ClickHouse/docs/en/roadmap.md
2018-02-13 17:10:19 +03:00

3.2 KiB
Raw Blame History

Roadmap

Q1 2018

New functionality

  • Initial support for UPDATE and DELETE.

  • Multi-dimensional and nested arrays.

    It may look like this:

CREATE TABLE t
(
    x Array(Array(String)), 
    z Nested(
        x Array(String), 
        y Nested(...))
)
ENGINE = MergeTree ORDER BY x
  • External MySQL and ODBC tables.

    External tables can be integrated to ClickHouse using external dictionaries. This will be an alternative and a more convenient way to do so.

SELECT ... 
FROM mysql('host:port', 'db', 'table', 'user', 'password')`

Improvements

  • Efficient data copy between ClickHouse clusters.

    Currently, it is possible to copy data using remote() function, e.g.: INSERT INTO t SELECT * FROM remote(...).

    The performance of this will be improved by proper distributed execution.

  • O_DIRECT for merges.

    Should improve OS cache performance and correspondingly query performance for 'hot' queries.

Q2 2018

New functionality

  • UPDATE/DELETE in order to comply with Europe GDPR.

  • Protobuf and Parquet input/output formats.
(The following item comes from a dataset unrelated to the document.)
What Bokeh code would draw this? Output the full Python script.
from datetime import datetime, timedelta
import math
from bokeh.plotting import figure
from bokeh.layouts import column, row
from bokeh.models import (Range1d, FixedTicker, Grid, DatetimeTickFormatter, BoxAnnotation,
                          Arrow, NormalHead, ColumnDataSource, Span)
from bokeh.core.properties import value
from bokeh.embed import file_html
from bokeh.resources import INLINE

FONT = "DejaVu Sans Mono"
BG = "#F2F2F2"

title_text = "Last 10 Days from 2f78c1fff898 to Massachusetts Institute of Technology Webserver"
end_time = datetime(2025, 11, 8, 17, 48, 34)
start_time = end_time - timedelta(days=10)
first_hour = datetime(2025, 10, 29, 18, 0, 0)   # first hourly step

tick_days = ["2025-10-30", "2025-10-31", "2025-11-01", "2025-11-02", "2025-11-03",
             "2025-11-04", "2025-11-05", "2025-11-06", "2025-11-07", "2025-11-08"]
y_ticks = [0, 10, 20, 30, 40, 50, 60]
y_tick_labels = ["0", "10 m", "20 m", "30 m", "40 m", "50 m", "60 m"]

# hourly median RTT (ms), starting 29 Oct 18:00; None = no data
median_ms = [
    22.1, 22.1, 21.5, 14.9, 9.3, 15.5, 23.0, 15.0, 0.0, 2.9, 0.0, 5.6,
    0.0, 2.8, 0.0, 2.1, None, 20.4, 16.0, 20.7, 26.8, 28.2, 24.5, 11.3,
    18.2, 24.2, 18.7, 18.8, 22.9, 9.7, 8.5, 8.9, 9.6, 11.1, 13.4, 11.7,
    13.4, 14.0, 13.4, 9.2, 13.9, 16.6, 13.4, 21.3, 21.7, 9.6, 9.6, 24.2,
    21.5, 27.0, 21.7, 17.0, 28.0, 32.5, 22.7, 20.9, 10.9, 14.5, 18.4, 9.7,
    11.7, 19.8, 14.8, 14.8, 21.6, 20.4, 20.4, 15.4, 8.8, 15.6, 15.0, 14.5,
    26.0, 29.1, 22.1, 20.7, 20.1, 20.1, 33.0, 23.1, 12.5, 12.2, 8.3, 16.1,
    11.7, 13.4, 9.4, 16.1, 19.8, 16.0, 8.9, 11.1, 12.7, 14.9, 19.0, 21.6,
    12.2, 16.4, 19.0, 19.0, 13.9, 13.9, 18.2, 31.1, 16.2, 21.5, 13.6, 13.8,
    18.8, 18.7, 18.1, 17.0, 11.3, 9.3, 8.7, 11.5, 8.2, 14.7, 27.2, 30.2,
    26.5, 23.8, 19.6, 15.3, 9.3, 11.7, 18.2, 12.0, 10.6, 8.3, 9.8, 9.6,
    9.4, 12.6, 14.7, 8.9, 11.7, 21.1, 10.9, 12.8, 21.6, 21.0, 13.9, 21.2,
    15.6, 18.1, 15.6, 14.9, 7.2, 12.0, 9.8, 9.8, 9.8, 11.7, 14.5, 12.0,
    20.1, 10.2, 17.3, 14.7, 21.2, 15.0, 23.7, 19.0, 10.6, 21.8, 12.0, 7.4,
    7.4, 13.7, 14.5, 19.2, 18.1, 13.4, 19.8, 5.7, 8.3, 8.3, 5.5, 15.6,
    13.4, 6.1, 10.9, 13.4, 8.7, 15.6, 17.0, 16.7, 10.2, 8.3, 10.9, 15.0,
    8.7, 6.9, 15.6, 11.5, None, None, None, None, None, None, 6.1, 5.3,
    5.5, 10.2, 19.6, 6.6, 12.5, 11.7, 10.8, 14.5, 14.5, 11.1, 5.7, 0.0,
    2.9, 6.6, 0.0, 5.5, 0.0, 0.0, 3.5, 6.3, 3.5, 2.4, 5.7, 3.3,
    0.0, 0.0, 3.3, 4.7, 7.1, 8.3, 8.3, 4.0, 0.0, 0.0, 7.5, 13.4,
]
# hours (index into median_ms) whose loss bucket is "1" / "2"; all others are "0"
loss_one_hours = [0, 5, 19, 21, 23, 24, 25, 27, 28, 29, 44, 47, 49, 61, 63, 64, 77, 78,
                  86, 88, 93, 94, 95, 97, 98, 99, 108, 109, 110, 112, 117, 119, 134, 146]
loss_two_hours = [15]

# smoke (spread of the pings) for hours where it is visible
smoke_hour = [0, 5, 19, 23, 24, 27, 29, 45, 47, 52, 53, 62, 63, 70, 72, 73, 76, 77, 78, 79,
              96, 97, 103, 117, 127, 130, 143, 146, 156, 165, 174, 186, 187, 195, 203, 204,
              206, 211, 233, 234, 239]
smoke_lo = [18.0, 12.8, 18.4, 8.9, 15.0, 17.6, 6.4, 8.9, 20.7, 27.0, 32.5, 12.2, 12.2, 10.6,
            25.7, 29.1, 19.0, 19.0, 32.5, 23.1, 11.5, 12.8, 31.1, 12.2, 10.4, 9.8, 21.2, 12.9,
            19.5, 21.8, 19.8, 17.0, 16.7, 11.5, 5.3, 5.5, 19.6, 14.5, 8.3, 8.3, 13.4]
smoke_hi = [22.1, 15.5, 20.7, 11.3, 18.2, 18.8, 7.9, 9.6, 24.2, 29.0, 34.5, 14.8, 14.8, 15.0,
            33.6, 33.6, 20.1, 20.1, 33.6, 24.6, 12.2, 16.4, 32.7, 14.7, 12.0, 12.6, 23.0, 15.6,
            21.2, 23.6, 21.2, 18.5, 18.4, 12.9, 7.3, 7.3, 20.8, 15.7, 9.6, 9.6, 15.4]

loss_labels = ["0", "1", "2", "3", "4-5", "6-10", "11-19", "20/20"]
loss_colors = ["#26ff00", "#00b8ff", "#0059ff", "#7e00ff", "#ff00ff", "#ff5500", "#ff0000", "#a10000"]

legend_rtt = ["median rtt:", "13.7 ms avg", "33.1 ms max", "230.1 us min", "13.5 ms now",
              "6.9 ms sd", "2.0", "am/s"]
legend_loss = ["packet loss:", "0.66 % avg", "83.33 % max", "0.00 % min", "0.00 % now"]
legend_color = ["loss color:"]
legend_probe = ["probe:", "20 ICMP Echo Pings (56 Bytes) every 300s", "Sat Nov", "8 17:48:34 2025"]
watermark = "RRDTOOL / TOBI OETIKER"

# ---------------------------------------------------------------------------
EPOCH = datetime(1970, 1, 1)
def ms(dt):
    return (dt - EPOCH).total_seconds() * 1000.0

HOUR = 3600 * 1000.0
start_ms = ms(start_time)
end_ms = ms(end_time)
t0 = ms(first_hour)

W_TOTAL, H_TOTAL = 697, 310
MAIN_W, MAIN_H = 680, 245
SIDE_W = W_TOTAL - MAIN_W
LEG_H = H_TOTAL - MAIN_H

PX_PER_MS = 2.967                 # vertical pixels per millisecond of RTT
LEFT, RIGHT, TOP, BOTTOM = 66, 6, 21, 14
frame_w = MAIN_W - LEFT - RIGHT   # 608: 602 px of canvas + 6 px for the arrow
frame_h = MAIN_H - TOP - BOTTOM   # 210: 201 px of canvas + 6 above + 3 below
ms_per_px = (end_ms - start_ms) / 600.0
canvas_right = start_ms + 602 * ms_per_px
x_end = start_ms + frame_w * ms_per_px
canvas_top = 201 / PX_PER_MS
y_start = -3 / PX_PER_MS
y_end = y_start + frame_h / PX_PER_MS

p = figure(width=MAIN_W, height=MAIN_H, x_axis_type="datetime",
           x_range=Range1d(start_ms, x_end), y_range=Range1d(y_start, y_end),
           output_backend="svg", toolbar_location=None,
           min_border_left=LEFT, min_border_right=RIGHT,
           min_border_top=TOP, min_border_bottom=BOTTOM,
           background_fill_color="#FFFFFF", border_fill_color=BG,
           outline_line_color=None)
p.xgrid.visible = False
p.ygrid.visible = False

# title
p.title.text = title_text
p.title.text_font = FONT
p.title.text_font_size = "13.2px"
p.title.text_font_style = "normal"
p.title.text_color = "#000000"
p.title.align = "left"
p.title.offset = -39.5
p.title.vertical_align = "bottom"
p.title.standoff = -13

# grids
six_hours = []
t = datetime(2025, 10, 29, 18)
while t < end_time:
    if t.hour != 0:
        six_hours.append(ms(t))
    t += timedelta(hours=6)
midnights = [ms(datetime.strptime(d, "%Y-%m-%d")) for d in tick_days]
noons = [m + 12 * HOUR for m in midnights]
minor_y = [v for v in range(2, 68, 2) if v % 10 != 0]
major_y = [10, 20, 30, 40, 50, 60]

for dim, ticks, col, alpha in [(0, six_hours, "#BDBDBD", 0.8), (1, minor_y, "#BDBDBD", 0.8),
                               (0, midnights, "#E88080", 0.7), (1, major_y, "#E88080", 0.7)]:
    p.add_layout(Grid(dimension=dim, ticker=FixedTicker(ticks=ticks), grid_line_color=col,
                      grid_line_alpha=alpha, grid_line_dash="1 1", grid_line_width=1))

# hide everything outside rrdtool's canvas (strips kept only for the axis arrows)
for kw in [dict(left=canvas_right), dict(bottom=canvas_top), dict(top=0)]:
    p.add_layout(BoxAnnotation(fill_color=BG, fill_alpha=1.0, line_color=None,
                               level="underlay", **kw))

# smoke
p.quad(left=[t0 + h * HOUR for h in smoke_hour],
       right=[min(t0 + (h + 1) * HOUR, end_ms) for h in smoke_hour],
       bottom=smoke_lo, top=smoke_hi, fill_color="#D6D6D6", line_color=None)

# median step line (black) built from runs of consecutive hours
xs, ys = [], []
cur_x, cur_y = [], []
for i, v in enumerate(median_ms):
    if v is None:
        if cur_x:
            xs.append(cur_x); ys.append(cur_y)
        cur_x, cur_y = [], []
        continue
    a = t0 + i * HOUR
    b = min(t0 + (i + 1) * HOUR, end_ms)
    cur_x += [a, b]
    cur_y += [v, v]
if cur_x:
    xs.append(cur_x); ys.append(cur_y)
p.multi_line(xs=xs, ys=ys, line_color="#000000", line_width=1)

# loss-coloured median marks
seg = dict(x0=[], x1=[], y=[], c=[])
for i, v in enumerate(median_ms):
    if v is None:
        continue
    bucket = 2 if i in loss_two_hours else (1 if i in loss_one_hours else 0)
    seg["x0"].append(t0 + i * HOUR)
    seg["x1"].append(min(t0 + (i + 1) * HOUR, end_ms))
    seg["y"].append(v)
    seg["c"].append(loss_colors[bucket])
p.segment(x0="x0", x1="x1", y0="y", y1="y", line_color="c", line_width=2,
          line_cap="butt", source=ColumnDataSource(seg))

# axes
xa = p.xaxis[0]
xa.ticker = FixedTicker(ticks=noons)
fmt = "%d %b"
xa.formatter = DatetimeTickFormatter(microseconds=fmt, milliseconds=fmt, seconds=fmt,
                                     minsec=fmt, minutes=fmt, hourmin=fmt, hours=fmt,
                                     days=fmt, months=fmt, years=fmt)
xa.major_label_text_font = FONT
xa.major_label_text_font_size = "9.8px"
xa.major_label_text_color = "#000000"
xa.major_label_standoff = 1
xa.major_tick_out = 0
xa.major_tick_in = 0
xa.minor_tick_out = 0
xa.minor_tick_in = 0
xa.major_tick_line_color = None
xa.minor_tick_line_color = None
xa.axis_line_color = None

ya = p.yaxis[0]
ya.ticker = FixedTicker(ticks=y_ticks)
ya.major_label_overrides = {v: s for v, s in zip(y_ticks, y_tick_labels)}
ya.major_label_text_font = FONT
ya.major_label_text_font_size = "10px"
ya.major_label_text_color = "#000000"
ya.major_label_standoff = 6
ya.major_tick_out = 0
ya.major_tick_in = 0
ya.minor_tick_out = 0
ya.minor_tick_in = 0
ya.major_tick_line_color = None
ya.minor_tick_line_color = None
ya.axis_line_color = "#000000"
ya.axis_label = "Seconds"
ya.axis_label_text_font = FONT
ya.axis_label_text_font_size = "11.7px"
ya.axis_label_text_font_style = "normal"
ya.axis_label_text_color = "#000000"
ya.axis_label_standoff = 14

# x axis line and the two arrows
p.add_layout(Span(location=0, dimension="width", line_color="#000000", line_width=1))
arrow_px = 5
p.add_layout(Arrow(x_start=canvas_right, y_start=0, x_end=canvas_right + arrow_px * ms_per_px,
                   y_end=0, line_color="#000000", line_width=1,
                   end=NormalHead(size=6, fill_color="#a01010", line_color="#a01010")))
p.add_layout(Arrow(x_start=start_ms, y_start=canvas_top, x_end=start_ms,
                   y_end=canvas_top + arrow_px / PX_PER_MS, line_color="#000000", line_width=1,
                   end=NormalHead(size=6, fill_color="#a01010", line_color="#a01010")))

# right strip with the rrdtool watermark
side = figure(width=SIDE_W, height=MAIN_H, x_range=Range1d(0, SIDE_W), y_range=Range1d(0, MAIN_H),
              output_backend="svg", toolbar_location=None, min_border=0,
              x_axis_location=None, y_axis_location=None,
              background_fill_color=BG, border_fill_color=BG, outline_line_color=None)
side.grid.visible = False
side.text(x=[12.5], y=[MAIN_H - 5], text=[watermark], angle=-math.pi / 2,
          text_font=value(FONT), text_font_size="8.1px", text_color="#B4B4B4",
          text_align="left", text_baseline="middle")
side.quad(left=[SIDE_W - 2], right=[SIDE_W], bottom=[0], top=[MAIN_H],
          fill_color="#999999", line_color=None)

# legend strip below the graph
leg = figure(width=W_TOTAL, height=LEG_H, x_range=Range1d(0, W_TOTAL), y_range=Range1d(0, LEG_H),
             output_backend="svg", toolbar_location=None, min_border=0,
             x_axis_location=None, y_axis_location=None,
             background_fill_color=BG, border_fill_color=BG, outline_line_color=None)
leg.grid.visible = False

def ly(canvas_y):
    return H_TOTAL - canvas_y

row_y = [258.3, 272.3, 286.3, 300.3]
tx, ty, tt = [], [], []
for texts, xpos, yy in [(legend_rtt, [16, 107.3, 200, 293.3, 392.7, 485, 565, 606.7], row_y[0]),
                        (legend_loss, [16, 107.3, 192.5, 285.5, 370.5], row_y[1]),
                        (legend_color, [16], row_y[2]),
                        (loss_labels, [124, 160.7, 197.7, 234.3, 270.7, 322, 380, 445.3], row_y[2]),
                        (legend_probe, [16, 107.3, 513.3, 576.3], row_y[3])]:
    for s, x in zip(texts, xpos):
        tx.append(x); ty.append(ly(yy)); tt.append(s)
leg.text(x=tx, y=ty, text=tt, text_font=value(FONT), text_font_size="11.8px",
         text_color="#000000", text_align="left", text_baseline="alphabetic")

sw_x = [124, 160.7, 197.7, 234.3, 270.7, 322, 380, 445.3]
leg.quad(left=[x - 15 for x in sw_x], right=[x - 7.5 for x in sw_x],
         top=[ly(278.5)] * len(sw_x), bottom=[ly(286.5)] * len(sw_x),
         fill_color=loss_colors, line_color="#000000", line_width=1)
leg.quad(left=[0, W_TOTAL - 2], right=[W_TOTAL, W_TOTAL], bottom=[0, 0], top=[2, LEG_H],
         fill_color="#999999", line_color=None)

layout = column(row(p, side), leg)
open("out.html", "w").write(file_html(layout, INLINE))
  • Create dictionaries by DDL queries.

    Currently, it is inconvenient and confusing that dictionaries are defined in external XML files while being a part of DB schema. The new approach will fix that.

  • LDAP integration.

  • WITH ROLLUP and WITH CUBE for GROUP BY.

  • Custom encoding/compression for columns.

    Currently, ClickHouse support LZ4 and ZSTD compressions for columns, and compressions settings are global (see our article Compression in ClickHouse) for more details). Column level encoding (e.g. delta encoding) and compression will allow more efficient data storage and therefore faster queries.

  • Store data at multiple disk volumes of a single server.

    That will make it easier to extend disk system as well as use different disk systems for different DBs or tables. Currently, users have to use symlinks if DB/table needs to be stored in another volume.

Improvements

A lot of enhancements and fixes are planned for query execution. In particular:

  • Using index for in (subquery).

    Currently, index is not used for such queries resulting in lower performance.

  • Predicate pushdown from where into subqueries and Predicate pushdown for views.

    These two are related since view is replaced by subquery. Currently, performance of filter conditions for views is significantly degraded, views can not use primary key of the underlying table, that makes views on big tables pretty much useless.

  • Short-circuit expressions evaluation (ternary operator, if, multiIf).

    Currently, ClickHouse evaluates all branches even if the first one needs to be returned due to logical condition result.

  • Using primary key for GROUP BY and ORDER BY.

    This may speed up certain types of queries since data is already partially pre-sorted.

Q3-Q4 2018

Longer term plans are not yet finalized. There are two major projects on the list so far.

  • Resource pools for query execution.

    That will allow managing workloads more efficiently.

  • ANSI SQL JOIN syntax.

    That will make ClickHouse more friendly for numerous SQL tools.